Form 4797 for stock trades

Discussion in 'Taxes and Accounting' started by listedguru, Apr 21, 2021.

  1. I am curious how the traders here who report their trades on Form 4797 generate that form? Are you listing (and matching up) every buy and sell order and then putting them on form 4797? If so how do you accomplish this match up process?

    Thanks,

    -Guru
     
  2. BKR88

    BKR88

    At the end of the year your broker will total up all transactions for the year.
    Just report the totals, not each transaction.
    Under description, date of purchase & date of sale, record "various".
     
    gkishot likes this.
  3. I've seen others mention that they just report the totals. I have always listed each trade (matched up buy and sell) on from 4797 as I am a mark to market trader. Previously I had a company that would match up all the trades for me and generate a trade by trade form 4797. Unfortunately the company is no longer providing that service:(

    I don't want to draw the attention of the IRS at this point as I have always listed all my trades in the past. Not sure if they would question it if I did just summary from now on.

    I believe the IRS instructions for mark to market traders still indicate that you should list all trades individually on form 4797.
     
  4. BKR88

    BKR88

    You should use Form 8949, not 4797.
    4797 is for the Sale of Property.
    8949 is for Sale of Capital Assets.
    IRS already has the information from the broker so you're not hiding anything.

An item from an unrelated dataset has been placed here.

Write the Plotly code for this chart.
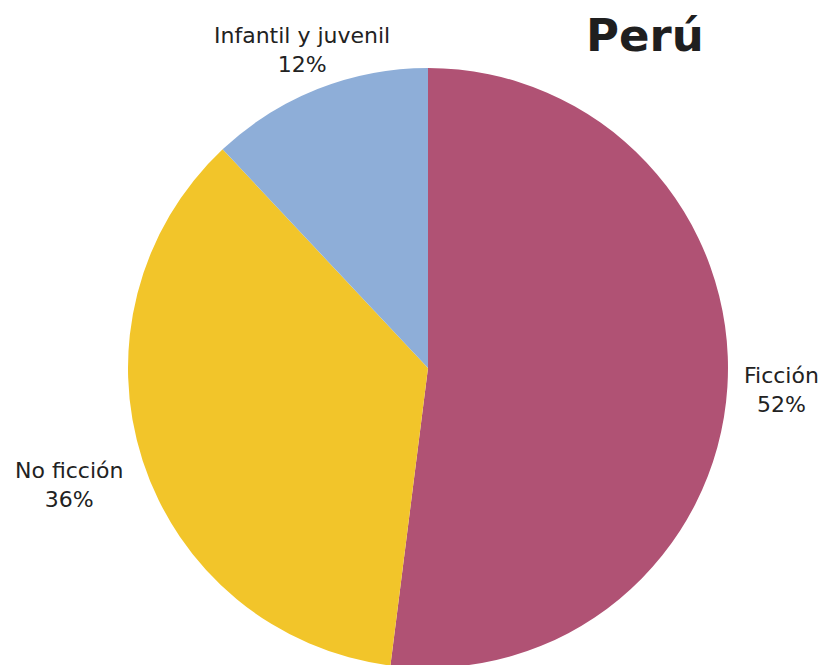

    ***Sample from internet. Easier to put totals but can put individual trades if not too many.
    8949.png
     
    Last edited: Apr 21, 2021
  5. Read under the section titled mark to market. It talks about reporting your trades on part II of form 4797 which is what I have done for years. My original question was how to match those trades up for reporting or are traders just summarizing on form 4797 now?

    https://www.irs.gov/taxtopics/tc429
     
  6. Girija

    Girija

    4797 is for a property sale in business context. Both forms are valid depending on how you file.